The current version of the game is multi-player only - programming the computer to play this new kind of game is rather hard, but something we hope to do someday.
As for strategy, the same fundamentals apply as in any strategy game, but quantum games ad a new twist which I will get to later. First, there is the standard interplay of offensive and defense. In both versions of tic-tac-toe (classical and quantum) the 2nd player (O) has to emphasize defense over offense. This is the same situation in chess, where black (who moves second) also has to emphasize defense over offense, but to a much less degree since chess is longer and more complicated.
Second, is any move which forces the opponent to make a particular response. Ideally, this limits the opponent to just one choice, but even reducing their viable options to just a few moves helps you to keep the initiative. The simple force is a move which if the opponent does not respond immediately allows you to win on the very next move. Finding situations that correspond to a force move lead one to study the end games, nearly complete games with only a few moves left to go.
Third, the fork. This is basically two force moves at once. The opponent can only respond to one, and so an immediate win is guaranteed.
More advanced versions of the force and the fork simply look more than one move ahead.
Now the strategy that is unique to quantum games - this is the cool part. About half-way through the game start looking less at the quantum board than at the set of classical boards it represents. This set is called the classical ensemble, it is shown underneath the quantum board and can consist of as many as 27 simultaneous classical games. These are all the possible “realities” implied by the quantum game in progress. When you make a quantum move it duplicates the classical ensemble, each move of the spooky pair is made in one of the copies, so after a quantum move there are more classical games in the ensemble.

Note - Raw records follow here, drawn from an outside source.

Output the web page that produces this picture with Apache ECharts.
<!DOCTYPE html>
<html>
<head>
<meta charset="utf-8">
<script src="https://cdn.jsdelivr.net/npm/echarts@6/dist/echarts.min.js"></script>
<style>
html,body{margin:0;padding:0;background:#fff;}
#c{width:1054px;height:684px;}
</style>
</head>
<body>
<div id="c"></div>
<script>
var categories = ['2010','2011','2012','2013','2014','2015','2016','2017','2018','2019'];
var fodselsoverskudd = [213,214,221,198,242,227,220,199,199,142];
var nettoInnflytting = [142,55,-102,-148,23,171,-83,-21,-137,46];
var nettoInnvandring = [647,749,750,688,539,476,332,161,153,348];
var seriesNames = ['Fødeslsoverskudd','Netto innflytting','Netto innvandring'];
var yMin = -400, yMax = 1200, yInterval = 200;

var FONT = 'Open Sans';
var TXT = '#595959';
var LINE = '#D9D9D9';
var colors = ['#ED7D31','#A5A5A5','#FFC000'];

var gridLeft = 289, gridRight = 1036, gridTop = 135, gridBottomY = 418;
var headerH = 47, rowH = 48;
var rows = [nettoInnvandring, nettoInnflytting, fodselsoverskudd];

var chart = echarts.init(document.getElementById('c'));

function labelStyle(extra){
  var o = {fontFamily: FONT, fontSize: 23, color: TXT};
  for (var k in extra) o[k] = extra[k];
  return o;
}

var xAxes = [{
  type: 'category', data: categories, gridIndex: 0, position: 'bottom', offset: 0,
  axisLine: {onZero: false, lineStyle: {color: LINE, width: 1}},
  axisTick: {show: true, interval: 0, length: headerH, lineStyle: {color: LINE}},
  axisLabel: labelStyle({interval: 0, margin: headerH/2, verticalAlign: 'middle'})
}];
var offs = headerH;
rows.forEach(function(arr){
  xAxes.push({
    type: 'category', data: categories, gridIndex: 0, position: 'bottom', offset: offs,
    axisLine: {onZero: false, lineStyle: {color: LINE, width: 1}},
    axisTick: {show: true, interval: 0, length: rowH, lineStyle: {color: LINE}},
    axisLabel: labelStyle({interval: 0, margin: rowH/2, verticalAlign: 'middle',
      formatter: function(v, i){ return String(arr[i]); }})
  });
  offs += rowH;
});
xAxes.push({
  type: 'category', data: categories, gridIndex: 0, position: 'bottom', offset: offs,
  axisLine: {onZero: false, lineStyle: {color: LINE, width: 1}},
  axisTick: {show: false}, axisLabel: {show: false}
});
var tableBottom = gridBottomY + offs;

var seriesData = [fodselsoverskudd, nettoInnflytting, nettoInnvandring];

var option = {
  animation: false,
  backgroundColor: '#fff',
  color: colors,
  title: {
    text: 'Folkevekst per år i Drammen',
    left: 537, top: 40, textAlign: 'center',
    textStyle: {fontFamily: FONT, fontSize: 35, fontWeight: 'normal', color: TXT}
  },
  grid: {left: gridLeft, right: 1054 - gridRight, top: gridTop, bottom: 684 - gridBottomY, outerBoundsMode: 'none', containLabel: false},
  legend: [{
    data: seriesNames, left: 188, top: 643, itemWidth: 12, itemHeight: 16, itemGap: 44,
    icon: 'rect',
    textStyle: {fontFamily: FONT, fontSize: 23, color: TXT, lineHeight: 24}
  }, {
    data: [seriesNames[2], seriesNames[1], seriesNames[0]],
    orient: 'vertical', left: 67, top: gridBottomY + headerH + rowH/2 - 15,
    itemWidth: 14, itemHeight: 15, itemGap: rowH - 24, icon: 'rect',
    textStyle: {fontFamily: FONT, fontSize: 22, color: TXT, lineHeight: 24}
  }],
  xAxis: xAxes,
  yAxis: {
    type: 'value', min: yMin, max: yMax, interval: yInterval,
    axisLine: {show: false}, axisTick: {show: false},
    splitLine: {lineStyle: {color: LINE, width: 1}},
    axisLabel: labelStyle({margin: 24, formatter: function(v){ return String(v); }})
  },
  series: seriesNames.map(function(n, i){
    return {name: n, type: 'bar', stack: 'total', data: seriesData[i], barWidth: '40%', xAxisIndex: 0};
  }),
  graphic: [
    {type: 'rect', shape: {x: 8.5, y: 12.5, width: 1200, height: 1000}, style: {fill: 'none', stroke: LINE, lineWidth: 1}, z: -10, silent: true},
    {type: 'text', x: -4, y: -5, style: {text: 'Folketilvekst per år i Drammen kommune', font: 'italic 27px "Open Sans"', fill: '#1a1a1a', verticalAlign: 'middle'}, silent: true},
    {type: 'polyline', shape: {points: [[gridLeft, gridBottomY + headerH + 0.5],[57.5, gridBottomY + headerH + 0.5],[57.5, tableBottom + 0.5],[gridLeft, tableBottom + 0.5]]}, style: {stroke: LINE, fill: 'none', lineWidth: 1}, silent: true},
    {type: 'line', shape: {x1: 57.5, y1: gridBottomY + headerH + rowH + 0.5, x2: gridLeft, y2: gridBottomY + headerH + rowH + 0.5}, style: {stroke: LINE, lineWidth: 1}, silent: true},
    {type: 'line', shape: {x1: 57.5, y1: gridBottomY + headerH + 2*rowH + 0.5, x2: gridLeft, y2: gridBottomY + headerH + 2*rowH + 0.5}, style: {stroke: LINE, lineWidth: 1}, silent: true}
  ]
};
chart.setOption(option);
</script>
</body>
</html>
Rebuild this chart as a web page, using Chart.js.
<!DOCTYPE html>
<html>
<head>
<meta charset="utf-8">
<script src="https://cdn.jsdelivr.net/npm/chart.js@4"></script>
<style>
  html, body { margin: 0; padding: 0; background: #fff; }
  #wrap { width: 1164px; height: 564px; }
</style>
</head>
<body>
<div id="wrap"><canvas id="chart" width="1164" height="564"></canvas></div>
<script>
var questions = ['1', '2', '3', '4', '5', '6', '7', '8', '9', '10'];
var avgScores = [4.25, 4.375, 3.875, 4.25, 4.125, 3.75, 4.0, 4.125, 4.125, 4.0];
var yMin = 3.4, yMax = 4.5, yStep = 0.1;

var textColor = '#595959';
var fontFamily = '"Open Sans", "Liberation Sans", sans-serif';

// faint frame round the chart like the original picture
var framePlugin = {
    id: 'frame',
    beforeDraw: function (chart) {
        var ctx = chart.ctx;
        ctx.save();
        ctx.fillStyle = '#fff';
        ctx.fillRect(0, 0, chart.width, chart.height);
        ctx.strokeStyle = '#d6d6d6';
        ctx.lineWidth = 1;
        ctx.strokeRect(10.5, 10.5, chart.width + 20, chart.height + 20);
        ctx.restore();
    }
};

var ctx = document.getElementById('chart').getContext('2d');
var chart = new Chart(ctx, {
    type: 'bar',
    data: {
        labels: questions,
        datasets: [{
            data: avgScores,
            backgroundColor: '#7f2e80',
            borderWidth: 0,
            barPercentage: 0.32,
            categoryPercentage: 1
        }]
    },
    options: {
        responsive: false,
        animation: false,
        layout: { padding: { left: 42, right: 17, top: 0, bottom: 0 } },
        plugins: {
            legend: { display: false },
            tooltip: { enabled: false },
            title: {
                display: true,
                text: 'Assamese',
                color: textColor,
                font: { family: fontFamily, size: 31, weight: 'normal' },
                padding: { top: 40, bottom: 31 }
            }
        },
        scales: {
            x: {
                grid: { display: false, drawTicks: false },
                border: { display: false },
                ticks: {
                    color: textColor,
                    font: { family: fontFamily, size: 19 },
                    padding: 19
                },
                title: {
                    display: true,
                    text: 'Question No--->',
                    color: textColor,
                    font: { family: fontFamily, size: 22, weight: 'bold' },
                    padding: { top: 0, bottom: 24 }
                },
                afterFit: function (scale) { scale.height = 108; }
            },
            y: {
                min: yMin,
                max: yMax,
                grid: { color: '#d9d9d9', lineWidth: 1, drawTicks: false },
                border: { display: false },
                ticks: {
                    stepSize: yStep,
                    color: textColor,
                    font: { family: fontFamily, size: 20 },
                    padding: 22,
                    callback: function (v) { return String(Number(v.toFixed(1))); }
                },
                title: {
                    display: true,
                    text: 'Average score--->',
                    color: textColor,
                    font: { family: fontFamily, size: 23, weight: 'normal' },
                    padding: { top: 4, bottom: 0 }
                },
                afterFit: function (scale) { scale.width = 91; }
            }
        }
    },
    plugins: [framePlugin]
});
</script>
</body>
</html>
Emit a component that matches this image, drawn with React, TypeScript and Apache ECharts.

However, when the quantum move entangles with existing moves, or even more dramatically, when it cross entangles existing entanglements, many of the new classical games are not legal. The computer doesn’t even show these. This means that after an entanglement move, there may be fewer classical games. The missing games represent histories that have been erased from existence. Refer to any science fiction story about time travel. So here is the ultimate strategy in quantum games, find the moves that erase all the realities that benefited your opponent.
Put succinctly - attack your opponent’s past.